The economy’s recent nosedive pulled the retirement program’s investment portfolio down with it. Now some state and city officials worry that the pension system’s largess cannot be sustained.

The investment losses were significant enough that the state may have to inject nearly $400 million more into the system over the next two years. South Hampton Roads cities are also having to ante up more money during a period when they, like the state, face budget shortfalls.

Virginia Beach alone has 16,000 city and school employees in the retirement program. Since 2006, the city’s annual payments to the Virginia Retirement System jumped by nearly a third, to $107 million last year from $83 million in 2006. The same is true of Chesapeake, which has 9,000 city and school employees in the system.

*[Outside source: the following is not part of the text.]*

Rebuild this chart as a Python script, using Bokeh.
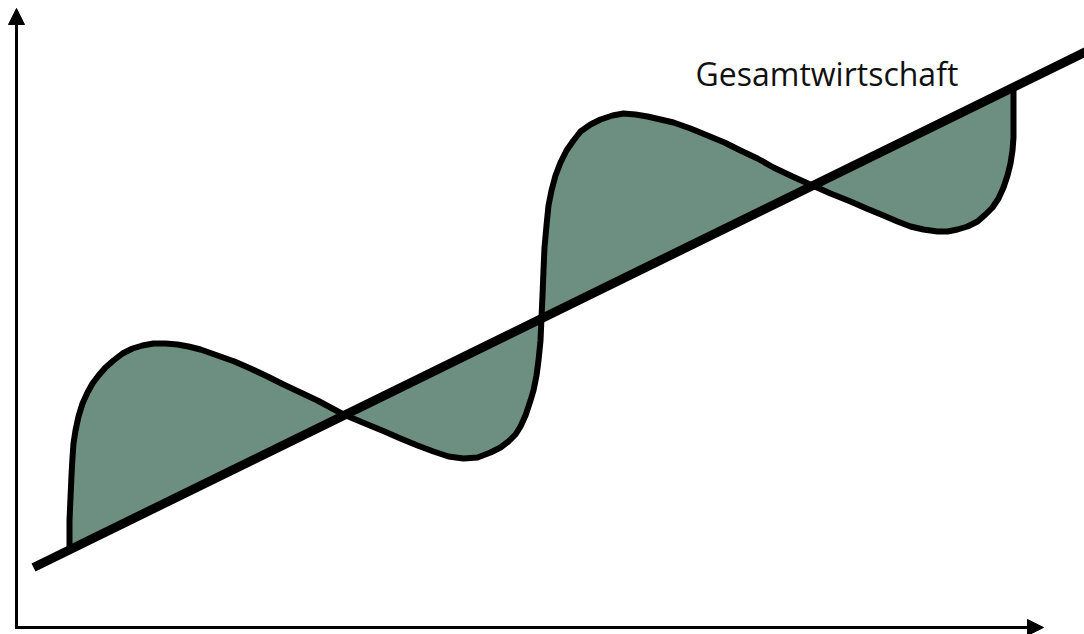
from bokeh.plotting import figure
from bokeh.models import Range1d, Arrow, NormalHead, ColumnDataSource
from bokeh.core.properties import value
from bokeh.embed import file_html
from bokeh.resources import INLINE

# Trend line (Gesamtwirtschaft)
trend_x = [17, 1080]
trend_y = [60, 581]

# Sector cycle around the trend
wave_x = [53, 53, 54, 55, 56, 57, 59, 62, 66, 71, 76, 82, 89, 97, 106, 116, 126, 137,
          149, 161, 172, 184, 201, 218, 234, 251, 267, 284, 301, 314, 327, 339, 351,
          368, 384, 401, 417, 432, 447, 461, 474, 484, 492, 499, 504, 509, 514, 517,
          520, 522, 524, 525, 526, 527, 528, 530, 532, 535, 539, 544, 550, 557, 564,
          574, 584, 596, 607, 619, 631, 644, 657, 674, 691, 708, 724, 741, 757, 776,
          796, 814, 834, 850, 867, 881, 894, 907, 921, 931, 941, 951, 961, 969, 976,
          982, 987, 991, 994, 996, 997, 997, 997]
wave_y = [78, 107, 130, 152, 170, 184, 197, 211, 224, 235, 244, 252, 260, 267, 274, 279,
          282, 284, 284, 283, 281, 278, 272, 266, 259, 251, 243, 235, 227, 220, 213, 208,
          203, 196, 189, 182, 176, 171, 169, 170, 175, 180, 186, 193, 201, 212, 227, 237,
          252, 267, 287, 310, 332, 357, 380, 402, 422, 437, 452, 465, 477, 487, 496, 503,
          508, 512, 514, 513, 511, 508, 505, 499, 492, 485, 477, 469, 460, 451, 442, 434,
          426, 419, 412, 406, 401, 398, 396, 396, 398, 401, 406, 413, 420, 429, 440, 452,
          464, 477, 490, 512, 540]

# Axis extents
x_axis_end = 1027
y_axis_end = 619

label_text = ["Gesamtwirtschaft"]
label_x = [679]
label_y = [554]

p = figure(width=1084, height=634, output_backend="svg", toolbar_location=None,
           x_range=Range1d(-16, 1068), y_range=Range1d(-7, 627),
           x_axis_location=None, y_axis_location=None,
           min_border=0, min_border_left=0, min_border_right=0,
           min_border_top=0, min_border_bottom=0)
p.outline_line_color = None
p.grid.visible = False
p.background_fill_color = "white"
p.border_fill_color = "white"

p.patch(wave_x, wave_y, fill_color="#6d8f81", line_color=None)
p.line(wave_x, wave_y, line_color="black", line_width=6, line_join="round")
p.line(trend_x, trend_y, line_color="black", line_width=9, line_cap="butt")

p.add_layout(Arrow(end=NormalHead(size=16, fill_color="black", line_color="black", line_width=1),
                   x_start=0, y_start=-1.5, x_end=0, y_end=y_axis_end,
                   line_color="black", line_width=3))
p.add_layout(Arrow(end=NormalHead(size=16, fill_color="black", line_color="black", line_width=1),
                   x_start=-1.5, y_start=0, x_end=x_axis_end, y_end=0,
                   line_color="black", line_width=3))

src = ColumnDataSource(dict(x=label_x, y=label_y, t=label_text))
p.text(x="x", y="y", text="t", source=src, text_font=value("Open Sans"),
       text_font_size="32px", text_color="#111111", text_baseline="alphabetic",
       text_align="left")

open("out.html", "w").write(file_html(p, INLINE))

Its VRS payments ballooned to $57.5 million last year from $43.6 million in 2006. Both cities expect their contributions to increase again this year.

“We’re all paying the piper,” said Vicki Lucente, a Chesapeake assistant superintendent and a former finance official for Virginia Beach schools. “Everything kind of collapsed at the same time.”

State and city officials are considering adjustments to what some view as an unsustainable system. Beach Mayor Will Sessoms, for example, formed a task force to investigate changes. “The private sector cannot afford a pension system like the city and state offer,” he said. “The question is, can the city and state afford it?”

In 1983, the General Assembly wanted to increase take-home pay for employees, many of whom, such as teachers and police officers, were notoriously underpaid. Rather than set aside money for raises, lawmakers allowed the state to pick up the 5 percent contribution to the retirement fund that employees had been paying out of their salaries. Many localities followed suit.

“Because of the tax-efficiency of that approach, it seemed like a novel and clever way to reward public employees,” said Robert P. Schultze, the director of the VRS. “Now, we find ourselves sort of alone in that approach. We are an outlier.”

Virginia has 350,000 active teachers and workers in its retirement system. It is only one of eight states that does not require government workers to contribute to their retirement plans and one of three that pays contributions on behalf of employees, a House Appropriations Committee analyst said.